▶ [Problem requirements]
Write out, word for word, only the data from its first line to the line containing "import numpy as np".

-=-=-=-=-

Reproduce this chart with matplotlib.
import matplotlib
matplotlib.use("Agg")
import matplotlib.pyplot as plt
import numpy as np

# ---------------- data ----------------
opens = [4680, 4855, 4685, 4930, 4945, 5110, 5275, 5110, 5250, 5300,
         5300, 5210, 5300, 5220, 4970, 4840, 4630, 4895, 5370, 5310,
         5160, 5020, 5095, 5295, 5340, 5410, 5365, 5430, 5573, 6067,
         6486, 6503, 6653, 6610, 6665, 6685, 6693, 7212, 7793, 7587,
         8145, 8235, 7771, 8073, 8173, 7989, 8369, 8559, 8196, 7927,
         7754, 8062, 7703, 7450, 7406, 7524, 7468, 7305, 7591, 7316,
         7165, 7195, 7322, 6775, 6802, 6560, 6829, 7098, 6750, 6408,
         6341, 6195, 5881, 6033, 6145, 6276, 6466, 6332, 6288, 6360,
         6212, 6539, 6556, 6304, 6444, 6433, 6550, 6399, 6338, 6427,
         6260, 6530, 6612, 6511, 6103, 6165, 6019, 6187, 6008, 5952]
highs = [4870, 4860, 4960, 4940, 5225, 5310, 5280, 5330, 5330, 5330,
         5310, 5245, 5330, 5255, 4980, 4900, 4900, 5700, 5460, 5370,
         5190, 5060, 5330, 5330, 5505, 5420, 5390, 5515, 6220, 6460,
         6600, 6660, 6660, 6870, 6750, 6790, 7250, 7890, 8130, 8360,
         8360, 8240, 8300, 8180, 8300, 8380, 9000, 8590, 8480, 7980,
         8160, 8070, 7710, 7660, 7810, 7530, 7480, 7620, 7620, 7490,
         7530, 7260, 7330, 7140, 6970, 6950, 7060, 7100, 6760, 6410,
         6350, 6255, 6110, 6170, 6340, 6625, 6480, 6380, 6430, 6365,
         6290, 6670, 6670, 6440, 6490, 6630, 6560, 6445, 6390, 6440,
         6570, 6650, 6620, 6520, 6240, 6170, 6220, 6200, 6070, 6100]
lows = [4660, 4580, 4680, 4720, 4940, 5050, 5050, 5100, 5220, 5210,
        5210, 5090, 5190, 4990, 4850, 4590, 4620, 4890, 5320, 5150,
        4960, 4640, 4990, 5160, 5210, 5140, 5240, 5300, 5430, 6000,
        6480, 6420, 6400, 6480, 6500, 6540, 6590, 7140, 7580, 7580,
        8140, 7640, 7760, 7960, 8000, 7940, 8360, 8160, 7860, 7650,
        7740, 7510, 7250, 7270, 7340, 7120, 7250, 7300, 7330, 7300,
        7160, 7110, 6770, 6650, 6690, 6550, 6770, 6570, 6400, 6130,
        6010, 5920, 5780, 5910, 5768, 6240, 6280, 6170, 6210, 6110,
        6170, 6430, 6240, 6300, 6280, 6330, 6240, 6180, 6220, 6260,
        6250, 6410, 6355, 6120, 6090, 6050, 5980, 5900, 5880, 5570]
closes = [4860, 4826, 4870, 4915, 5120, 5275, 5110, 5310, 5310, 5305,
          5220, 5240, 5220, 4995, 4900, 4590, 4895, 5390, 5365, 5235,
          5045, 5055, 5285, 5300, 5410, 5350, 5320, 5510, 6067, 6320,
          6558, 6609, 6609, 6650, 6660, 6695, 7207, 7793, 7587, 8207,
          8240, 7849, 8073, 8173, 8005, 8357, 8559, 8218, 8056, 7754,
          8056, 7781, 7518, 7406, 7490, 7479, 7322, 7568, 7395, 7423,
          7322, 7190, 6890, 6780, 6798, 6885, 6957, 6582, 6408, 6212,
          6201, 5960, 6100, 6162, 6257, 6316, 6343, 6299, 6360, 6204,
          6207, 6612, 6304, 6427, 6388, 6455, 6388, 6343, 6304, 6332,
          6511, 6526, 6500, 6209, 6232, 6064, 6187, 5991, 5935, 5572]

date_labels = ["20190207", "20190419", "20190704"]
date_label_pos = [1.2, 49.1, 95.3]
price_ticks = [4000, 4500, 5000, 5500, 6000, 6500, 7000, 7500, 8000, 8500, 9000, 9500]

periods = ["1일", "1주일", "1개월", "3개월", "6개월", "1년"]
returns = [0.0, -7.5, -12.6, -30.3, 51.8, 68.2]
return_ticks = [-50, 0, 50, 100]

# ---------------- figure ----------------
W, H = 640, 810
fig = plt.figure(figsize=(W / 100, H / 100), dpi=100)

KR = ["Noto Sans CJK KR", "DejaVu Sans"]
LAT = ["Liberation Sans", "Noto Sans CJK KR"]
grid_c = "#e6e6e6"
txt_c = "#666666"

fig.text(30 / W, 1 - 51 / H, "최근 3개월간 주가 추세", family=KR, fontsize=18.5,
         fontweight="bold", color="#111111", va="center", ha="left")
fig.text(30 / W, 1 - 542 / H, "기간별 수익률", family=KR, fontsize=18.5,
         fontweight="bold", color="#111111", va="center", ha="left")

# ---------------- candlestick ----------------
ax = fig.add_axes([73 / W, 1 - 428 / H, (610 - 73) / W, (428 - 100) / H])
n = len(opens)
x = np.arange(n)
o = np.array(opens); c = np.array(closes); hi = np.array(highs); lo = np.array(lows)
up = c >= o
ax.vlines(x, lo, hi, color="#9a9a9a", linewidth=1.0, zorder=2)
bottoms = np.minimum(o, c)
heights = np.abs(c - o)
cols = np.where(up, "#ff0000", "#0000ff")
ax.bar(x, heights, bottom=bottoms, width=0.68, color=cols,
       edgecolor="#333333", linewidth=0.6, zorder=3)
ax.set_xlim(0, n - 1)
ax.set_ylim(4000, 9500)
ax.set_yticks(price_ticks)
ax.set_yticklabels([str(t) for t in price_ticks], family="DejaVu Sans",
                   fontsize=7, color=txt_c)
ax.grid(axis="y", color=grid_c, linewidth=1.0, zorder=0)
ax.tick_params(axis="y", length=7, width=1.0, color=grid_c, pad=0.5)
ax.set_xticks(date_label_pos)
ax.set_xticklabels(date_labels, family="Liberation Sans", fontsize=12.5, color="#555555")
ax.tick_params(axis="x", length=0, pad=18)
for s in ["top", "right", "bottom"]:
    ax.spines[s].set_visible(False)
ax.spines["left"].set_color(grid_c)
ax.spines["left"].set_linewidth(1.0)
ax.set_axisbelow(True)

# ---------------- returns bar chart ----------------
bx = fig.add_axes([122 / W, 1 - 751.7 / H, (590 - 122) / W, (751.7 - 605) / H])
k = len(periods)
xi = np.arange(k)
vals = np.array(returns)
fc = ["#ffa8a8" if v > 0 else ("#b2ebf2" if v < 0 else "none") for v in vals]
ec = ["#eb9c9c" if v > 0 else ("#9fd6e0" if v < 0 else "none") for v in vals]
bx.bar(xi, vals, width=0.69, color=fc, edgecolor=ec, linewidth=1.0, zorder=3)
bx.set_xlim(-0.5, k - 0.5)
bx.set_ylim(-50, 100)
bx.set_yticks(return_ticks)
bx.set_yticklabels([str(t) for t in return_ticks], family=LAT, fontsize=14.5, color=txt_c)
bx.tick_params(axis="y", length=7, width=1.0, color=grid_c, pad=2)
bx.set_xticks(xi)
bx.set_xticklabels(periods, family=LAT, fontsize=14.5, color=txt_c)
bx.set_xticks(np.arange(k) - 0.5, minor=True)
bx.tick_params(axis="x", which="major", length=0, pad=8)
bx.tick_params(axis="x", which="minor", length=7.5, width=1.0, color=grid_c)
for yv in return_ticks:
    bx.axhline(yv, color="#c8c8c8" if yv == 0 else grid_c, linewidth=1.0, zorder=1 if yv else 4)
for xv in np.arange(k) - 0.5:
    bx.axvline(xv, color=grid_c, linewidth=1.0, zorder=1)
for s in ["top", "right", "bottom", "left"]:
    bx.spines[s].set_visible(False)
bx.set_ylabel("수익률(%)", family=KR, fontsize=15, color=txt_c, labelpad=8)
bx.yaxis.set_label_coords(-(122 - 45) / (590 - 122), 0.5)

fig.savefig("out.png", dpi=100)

-=-=-=-=-

▶ [Exercise response]
Reproduce this chart with matplotlib.
import matplotlib
matplotlib.use("Agg")
import matplotlib.pyplot as plt
import numpy as np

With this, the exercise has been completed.